In late August, the internet got really excited about a trailer for a new iOS app showing what it would be like if we could physically see all the radio waves that are emitted from internet routers, mobile base stations and satellites.
The Architecture of Radio app by Dutch artist Richard Vijgen will only be released for iOS and Android in 2016, but it's important to bear in mind that it's only a visualisation of what wireless signals could look like.
Over at MIT, research scientists have been studying electromagnetics and radar for quite some time, and they can not only show you what your Wi-Fi signals look like, but even explain how you can see them for yourself.
"The late great Professor David Staelin from MIT once told me once that, 'if you make a new instrument and point it at nature you will learn something new'," Gregory L Charvat, co-founder of Hyperfine Research Inc and a visiting research scientist at the MIT Media Lab, wrote on Hackaday.
"Of all the things I've pointed Coffee Can Radars at, one of the most interesting thus far is the direct measurement and visualisation of 2.4 GHz radiation which is in use in our WiFi, cordless phones and many other consumer goods. There is no need to fool yourself with fake visualisations when you can do it for real."
What do 2.4 GHz wireless signals look like?
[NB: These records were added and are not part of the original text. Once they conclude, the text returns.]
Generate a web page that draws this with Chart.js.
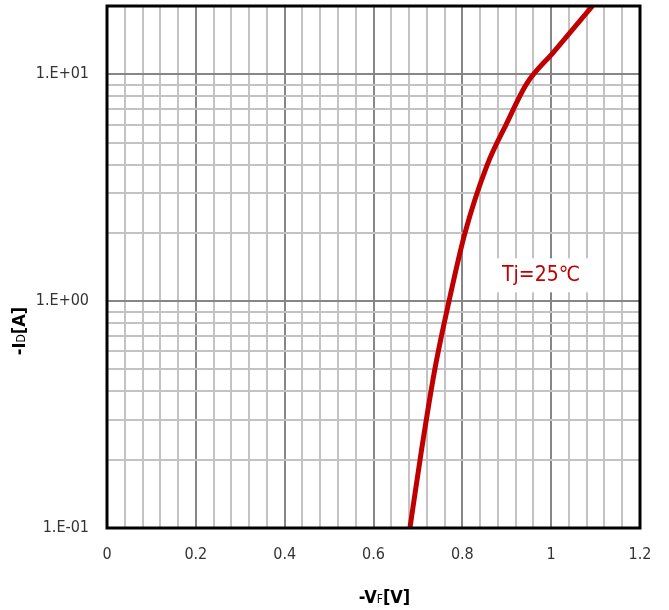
<!DOCTYPE html>
<html lang="en">
<head>
    <meta charset="UTF-8">
    <title>-ID vs -VF</title>
    <script src="https://cdn.jsdelivr.net/npm/chart.js"></script>
    <style>
        html, body { margin: 0; padding: 0; background: #fff; }
        #wrap { width: 669px; height: 610px; }
    </style>
</head>
<body>
    <div id="wrap"><canvas id="vfChart" width="669" height="610"></canvas></div>
    <script>
        // curve: forward voltage [V] vs drain current [A]
        const vf = [0.682, 0.708, 0.738, 0.770, 0.806, 0.855, 0.899, 0.945, 1.005, 1.093];
        const id = [0.10, 0.22, 0.50, 1.00, 2.00, 3.94, 6.03, 9.1, 12.5, 20.0];

        const xTickLabels = ['0', '0.2', '0.4', '0.6', '0.8', '1', '1.2'];
        const yTickLabels = ['1.E-01', '1.E+00', '1.E+01'];
        const curveLabel = 'Tj=25\u2103';
        const labelAt = { x: 0.977, y: 1.30 };

        const fam = "'Liberation Sans Narrow', 'DejaVu Sans Condensed', Lato, sans-serif";
        const tickFont = { family: fam, size: 16 };

        const isMajorX = v => Math.abs(v * 5 - Math.round(v * 5)) < 1e-6;
        const isMajorY = v => Math.abs(Math.log10(v) - Math.round(Math.log10(v))) < 1e-6;

        const extras = {
            id: 'extras',
            afterDraw(chart) {
                const ctx = chart.ctx;
                const a = chart.chartArea;
                ctx.save();
                // frame
                ctx.strokeStyle = '#000';
                ctx.lineWidth = 3;
                ctx.strokeRect(a.left, a.top, a.right - a.left, a.bottom - a.top);

                // curve label with white box
                const px = chart.scales.x.getPixelForValue(labelAt.x);
                const py = chart.scales.y.getPixelForValue(labelAt.y);
                ctx.font = '21px ' + fam;
                const w = ctx.measureText(curveLabel).width;
                ctx.fillStyle = '#fff';
                ctx.fillRect(px - w / 2 - 10, py - 17, w + 20, 34);
                ctx.fillStyle = '#c00000';
                ctx.textAlign = 'center';
                ctx.textBaseline = 'middle';
                ctx.fillText(curveLabel, px, py);

                // axis titles with small subscripts
                ctx.fillStyle = '#000';
                ctx.textBaseline = 'alphabetic';
                const big = 'bold 18px ' + fam;
                const small = '12px ' + fam;
                function title(parts, cx, cy) {
                    let total = 0;
                    parts.forEach(p => { ctx.font = p[1] ? small : big; total += ctx.measureText(p[0]).width; });
                    let x = cx - total / 2;
                    ctx.textAlign = 'left';
                    parts.forEach(p => {
                        ctx.font = p[1] ? small : big;
                        ctx.fillText(p[0], x, cy);
                        x += ctx.measureText(p[0]).width;
                    });
                }
                title([['-V', false], ['F', true], ['[V]', false]], (a.left + a.right) / 2 + 11, 603);
                ctx.translate(25, 331);
                ctx.rotate(-Math.PI / 2);
                title([['-I', false], ['D', true], ['[A]', false]], 0, 0);
                ctx.restore();
            }
        };

        new Chart(document.getElementById('vfChart'), {
            type: 'line',
            data: {
                datasets: [{
                    data: vf.map((v, i) => ({ x: v, y: id[i] })),
                    borderColor: '#c00000',
                    borderWidth: 5,
                    pointRadius: 0,
                    cubicInterpolationMode: 'monotone',
                    fill: false
                }]
            },
            options: {
                responsive: false,
                animation: false,
                layout: { padding: { top: 6, right: 29, left: 0, bottom: 0 } },
                plugins: { legend: { display: false }, tooltip: { enabled: false } },
                scales: {
                    x: {
                        type: 'linear',
                        min: 0,
                        max: 1.2,
                        afterBuildTicks(scale) {
                            const t = [];
                            for (let k = 0; k <= 30; k++) t.push({ value: k * 4 / 100 });
                            scale.ticks = t;
                        },
                        afterFit(scale) {
                            scale.height = 82;
                            scale.paddingLeft = 0;
                            scale.paddingRight = 0;
                        },
                        ticks: {
                            autoSkip: false,
                            maxRotation: 0,
                            padding: 17,
                            color: '#333',
                            font: tickFont,
                            callback(v) {
                                if (!isMajorX(v)) return '';
                                return xTickLabels[Math.round(v * 5)];
                            }
                        },
                        grid: {
                            drawTicks: false,
                            color: c => isMajorX(c.tick.value) ? '#868686' : '#c3c3c3',
                            lineWidth: 2
                        },
                        border: { display: false }
                    },
                    y: {
                        type: 'logarithmic',
                        min: 0.1,
                        max: 20,
                        afterBuildTicks(scale) {
                            const t = [];
                            [0.1, 1, 10].forEach(d => {
                                for (let m = 1; m <= 9; m++) {
                                    const v = m * d;
                                    if (v <= 20) t.push({ value: v });
                                }
                            });
                            t.push({ value: 20 });
                            scale.ticks = t;
                        },
                        afterFit(scale) {
                            scale.width = 107;
                            scale.paddingTop = 0;
                            scale.paddingBottom = 0;
                        },
                        ticks: {
                            autoSkip: false,
                            padding: 18,
                            color: '#333',
                            font: tickFont,
                            callback(v) {
                                if (!isMajorY(v)) return '';
                                return yTickLabels[Math.round(Math.log10(v)) + 1];
                            }
                        },
                        grid: {
                            drawTicks: false,
                            color: c => isMajorY(c.tick.value) ? '#868686' : '#c3c3c3',
                            lineWidth: 2
                        },
                        border: { display: false }
                    }
                }
            },
            plugins: [extras]
        });
    </script>
</body>
</html>
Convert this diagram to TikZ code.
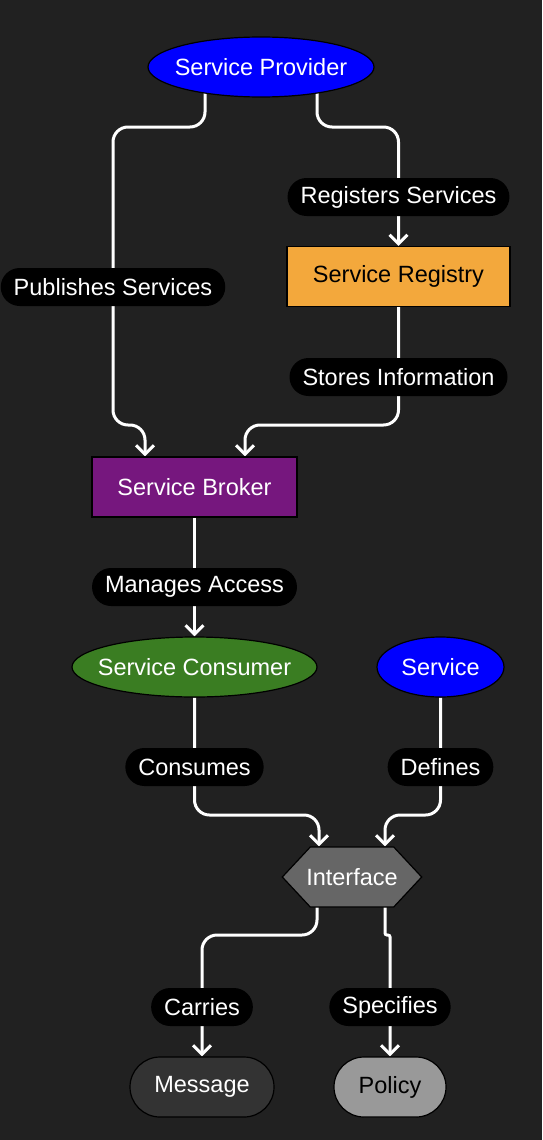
\documentclass[tikz,border=0pt]{standalone}
\usepackage{fontspec}
\setmainfont{Liberation Sans}
\usepackage{tikz}
\usetikzlibrary{shapes.geometric,shapes.symbols,arrows.meta,positioning,backgrounds}

\definecolor{bgdark}{RGB}{33,33,33}
\definecolor{provblue}{RGB}{0,0,255}
\definecolor{regorange}{RGB}{243,168,60}
\definecolor{brokpurple}{RGB}{118,23,126}
\definecolor{consgreen}{RGB}{58,125,34}
\definecolor{ifgray}{RGB}{102,102,102}
\definecolor{msggray}{RGB}{51,51,51}
\definecolor{polgray}{RGB}{153,153,153}

\begin{document}
\begin{tikzpicture}[
    on grid,
    base/.style={draw=black, line width=1.2pt, minimum height=60pt, inner sep=0pt,
                 font=\fontsize{23.5pt}{28pt}\selectfont},
    ell/.style={base, ellipse, fill=provblue, text=white},
    reg/.style={base, rectangle, fill=regorange, text=black, minimum width=223pt},
    brok/.style={base, rectangle, fill=brokpurple, text=white, minimum width=205pt},
    cons/.style={base, ellipse, fill=consgreen, text=white, minimum width=245pt,
                 inner xsep=-11pt},
    hexa/.style={base, signal, signal to=west and east, signal pointer angle=94,
                 fill=ifgray, text=white, inner xsep=-4pt},
    pill/.style={base, rectangle, rounded corners=30pt},
    arr/.style={-{Straight Barb[length=9pt,width=18pt]}, line width=3pt, white,
                rounded corners=15pt},
    lbl/.style={rectangle, fill=black, text=white, rounded corners=19pt,
                minimum height=38pt, inner xsep=13pt, inner ysep=0pt,
                font=\fontsize{23.5pt}{28pt}\selectfont}
  ]
    \useasboundingbox (0,0) rectangle (542pt,-1140pt);
    \begin{scope}[on background layer]
      \fill[bgdark] (0,0) rectangle (542pt,-1140pt);
    \end{scope}

    \node[ell, minimum width=226pt, inner xsep=-9pt] (prov) at (261pt,-67pt) {Service Provider};
    \node[reg, below right=209.5pt and 137.5pt of prov] (reg) {Service Registry};
    \node[brok, below left=420pt and 66.5pt of prov] (brok) {Service Broker};
    \node[cons, below=180pt of brok] (cons) {Service Consumer};
    \node[ell, minimum width=127pt, right=246pt of cons] (serv) {Service};
    \node[hexa, below right=210pt and 157.5pt of cons] (iface) {Interface};
    \node[pill, fill=msggray, text=white, minimum width=144pt,
          below left=210pt and 150pt of iface] (msg) {Message};
    \node[pill, fill=polgray, text=black, minimum width=112pt,
          right=188pt of msg] (pol) {Policy};

    %--- edge labels ---
    \node[lbl, below left=220pt and 148pt of prov] (pub)  {Publishes Services};
    \node[lbl, above=79.5pt of reg]                (regs) {Registers Services};
    \node[lbl, below=100.5pt of reg]               (stor) {Stores Information};
    \node[lbl, below=100pt of brok]                (mgr)  {Manages Access};
    \node[lbl, below=100pt of cons]                (cnsm) {Consumes};
    \node[lbl, below=100pt of serv]                (dfn)  {Defines};
    \node[lbl, above=80pt of msg]                  (carr) {Carries};
    \node[lbl, above=80pt of pol]                  (spec) {Specifies};

    %--- connectors (behind nodes) ---
    \begin{scope}[on background layer]
      \draw[arr] ([xshift=-56pt]prov.center) |- ([yshift=160pt]pub.center)
                 -- ([yshift=-138pt]pub.center) -| ([xshift=-49.5pt]brok.north);
      \draw[arr] ([xshift=56pt]prov.center) |- ([yshift=70pt]regs.center) -- (reg.north);
      \draw[arr] (reg.south) -- ([yshift=-48pt]stor.center) -| ([xshift=50.5pt]brok.north);
      \draw[arr] (brok.south) -- (cons.north);
      \draw[arr] (cons.south) -- ([yshift=-48pt]cnsm.center) -| ([xshift=-33pt]iface.north);
      \draw[arr] (serv.south) -- ([yshift=-48pt]dfn.center) -| ([xshift=33pt]iface.north);
      \draw[arr] ([xshift=-35pt]iface.center) |- ([yshift=72pt]carr.center) -- (msg.north);
      \draw[arr, rounded corners=2pt] ([xshift=33pt]iface.center) |- ([yshift=72pt]spec.center)
                 -- (pol.north);
    \end{scope}
\end{tikzpicture}
\end{document}
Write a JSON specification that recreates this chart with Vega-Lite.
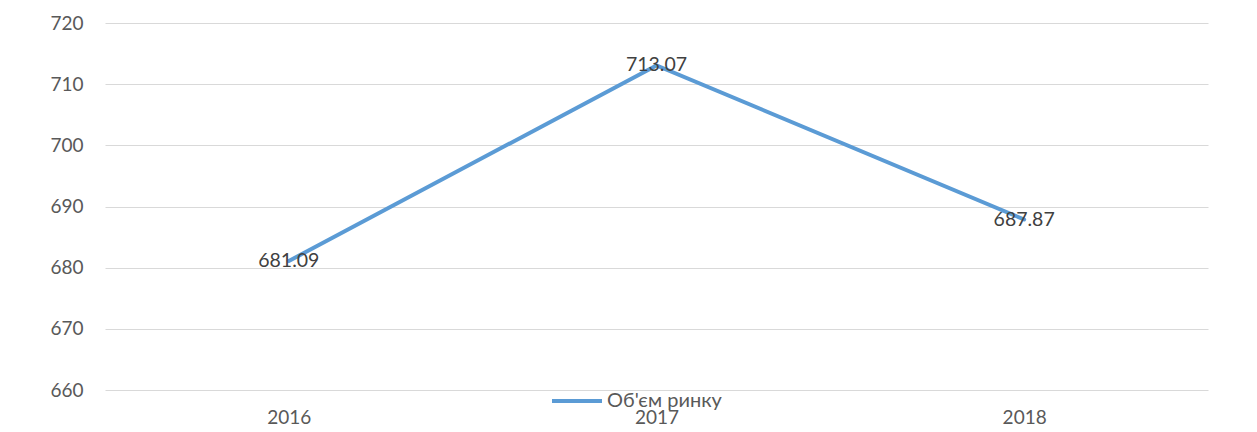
{
  "$schema": "https://vega.github.io/schema/vega-lite/v6.json",
  "width": 1103,
  "height": 367,
  "autosize": {"type": "none"},
  "padding": {"left": 105, "top": 23, "right": 49, "bottom": 42},
  "background": "white",
  "config": {
    "view": {"stroke": null},
    "font": "Lato"
  },
  "data": {
    "values": [
      {"year": "2016", "value": 681.09, "series": "Об'єм ринку"},
      {"year": "2017", "value": 713.07, "series": "Об'єм ринку"},
      {"year": "2018", "value": 687.87, "series": "Об'єм ринку"}
    ]
  },
  "encoding": {
    "x": {
      "field": "year",
      "type": "ordinal",
      "scale": {"type": "point", "padding": 0.5},
      "axis": {
        "title": null,
        "domain": false,
        "ticks": false,
        "grid": false,
        "labelAngle": 0,
        "labelFont": "Lato",
        "labelFontSize": 19,
        "labelColor": "#595959",
        "labelPadding": 18
      }
    },
    "y": {
      "field": "value",
      "type": "quantitative",
      "scale": {"domain": [660, 720], "nice": false, "zero": false},
      "axis": {
        "title": null,
        "values": [660, 670, 680, 690, 700, 710, 720],
        "domain": false,
        "ticks": false,
        "grid": true,
        "gridColor": "#d9d9d9",
        "gridWidth": 1,
        "labelFont": "Lato",
        "labelFontSize": 19,
        "labelColor": "#595959",
        "labelPadding": 22
      }
    }
  },
  "layer": [
    {
      "mark": {"type": "line", "strokeWidth": 4, "strokeCap": "round"},
      "encoding": {
        "color": {
          "field": "series",
          "type": "nominal",
          "scale": {"range": ["#5b9bd5"]},
          "legend": {
            "title": null,
            "orient": "none",
            "legendX": 445,
            "legendY": 351,
            "symbolType": "stroke",
            "symbolSize": 2500,
            "symbolStrokeWidth": 4,
            "labelFont": "Lato",
            "labelFontSize": 20,
            "labelColor": "#595959",
            "labelOffset": 3
          }
        }
      }
    },
    {
      "mark": {"type": "text", "fontSize": 19.5, "color": "#404040", "font": "Lato"},
      "encoding": {
        "text": {"field": "value", "type": "quantitative", "format": ".2f"}
      }
    }
  ]
}
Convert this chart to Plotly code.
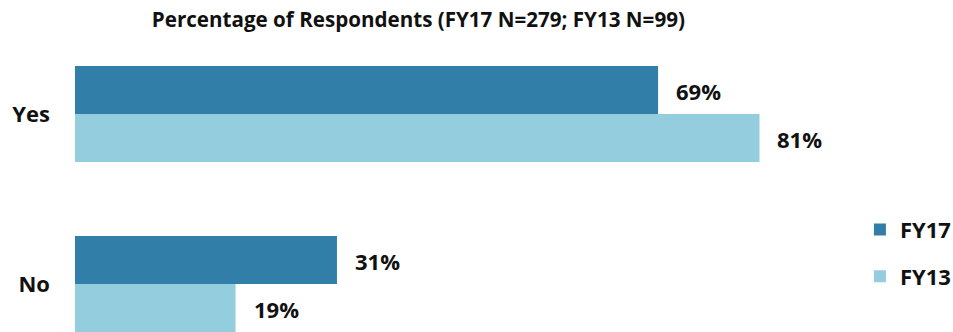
import plotly.graph_objects as go

categories = ["Yes", "No"]
series_names = ["FY17", "FY13"]
fy17_values = [69, 31]
fy13_values = [81, 19]
colors = ["#317FA8", "#93CDDE"]

FONT = "Open Sans"

fig = go.Figure()
for name, vals, col in zip(series_names, [fy17_values, fy13_values], colors):
    fig.add_trace(go.Bar(
        name=name, y=categories, x=vals, orientation="h",
        marker=dict(color=col, line=dict(width=0)),
        legendgroup=name,
    ))

# value labels placed just right of each bar end
for i, (name, vals) in enumerate(zip(series_names, [fy17_values, fy13_values])):
    for cat, v in zip(categories, vals):
        fig.add_annotation(
            x=v, y=cat, text=f"{v}%", showarrow=False,
            xanchor="left", xshift=16, yshift=23 if i == 0 else -25,
            font=dict(family=FONT, size=22, color="#111111", weight="bold"),
        )

fig.update_layout(
    width=953, height=332,
    margin=dict(l=75, r=0, t=50, b=0, autoexpand=False),
    plot_bgcolor="white", paper_bgcolor="white",
    barmode="group", bargap=0.435, bargroupgap=0,
    title=dict(
        text="Percentage of Respondents (FY17 N=279; FY13 N=99)",
        x=0.439, xanchor="center", y=0.94, yanchor="middle",
        font=dict(family=FONT, size=20.6, color="#111111", weight="bold"),
    ),
    xaxis=dict(range=[0, 103.9], domain=[0, 1], showgrid=False, zeroline=False,
               showticklabels=False, showline=False),
    yaxis=dict(range=[1.282, -0.376], showgrid=False, zeroline=False,
               showline=False, ticks="", ticklabelstandoff=24,
               tickfont=dict(family=FONT, size=22, color="#111111", weight="bold")),
    legend=dict(
        x=0.894, y=0.437, xanchor="left", yanchor="top",
        traceorder="grouped", tracegroupgap=15,
        font=dict(family=FONT, size=22, color="#111111", weight="bold"),
        itemwidth=30,
    ),
)

fig.write_html("out.html")
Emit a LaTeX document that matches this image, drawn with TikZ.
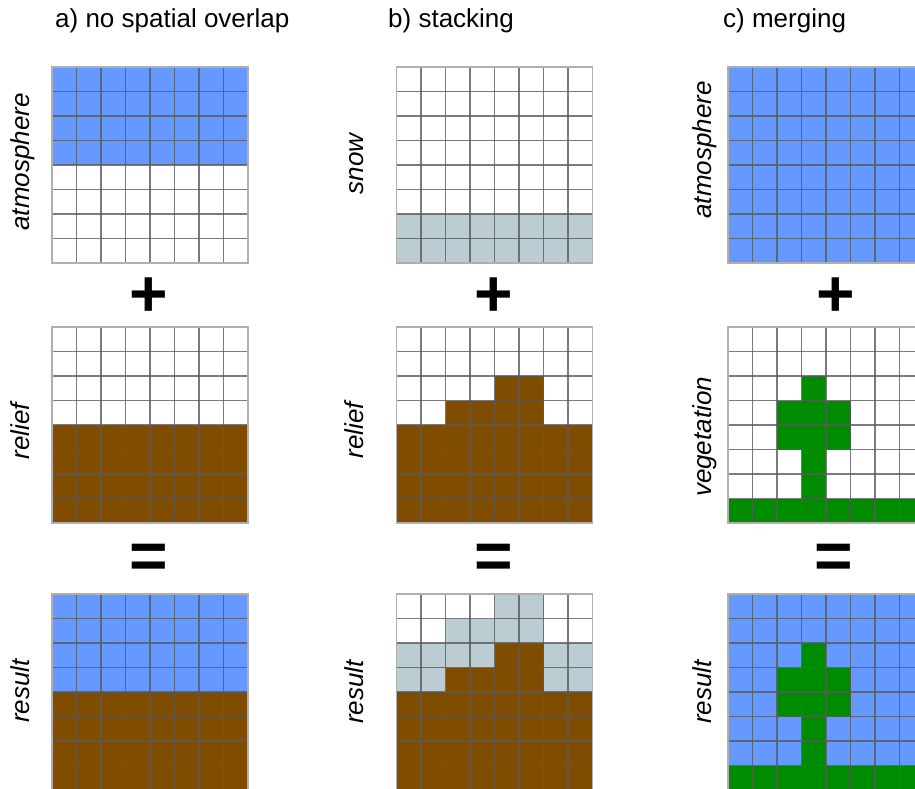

The Coffee Can Radar System is a DIY system devised by MIT that is used by everyone from government labs and the private sector, down to hackers, students, engineers and research institutions.
Charvat set up the radar system to directly image a 2.4 GHz microwave field emitted from its own transmitter, modifying the receiver antenna with a DSLR camera filming and red and green LEDs taped to the top of the can.
The results were red and green curved waves, and according to Charvat, this is what wireless radiation signals that come out of a wireless internet router look like.
"This is what 2.4 GHz wireless radiation looks like. From these measurements you can see the wave front curvature as it exits the transmitting cantenna. As we approach the distance 2d^2/lambda (where d = diameter of the transmitting cantenna) we can see the wave front turning into a plane wave. Also, you can see that the brightness of the LEDs drops as the inverse distance from the transmitter, just as one might expect," he said.
"Its well within your ability to measure and observe the nature of wireless propagation. See for yourself what wireless signals look like propagating through your lab and your home. If you're still not convinced that this is for you, take a look at [David Schneider's] Coffee Can Radar presentation, and my own video demonstrations of Doppler shift using the hardware."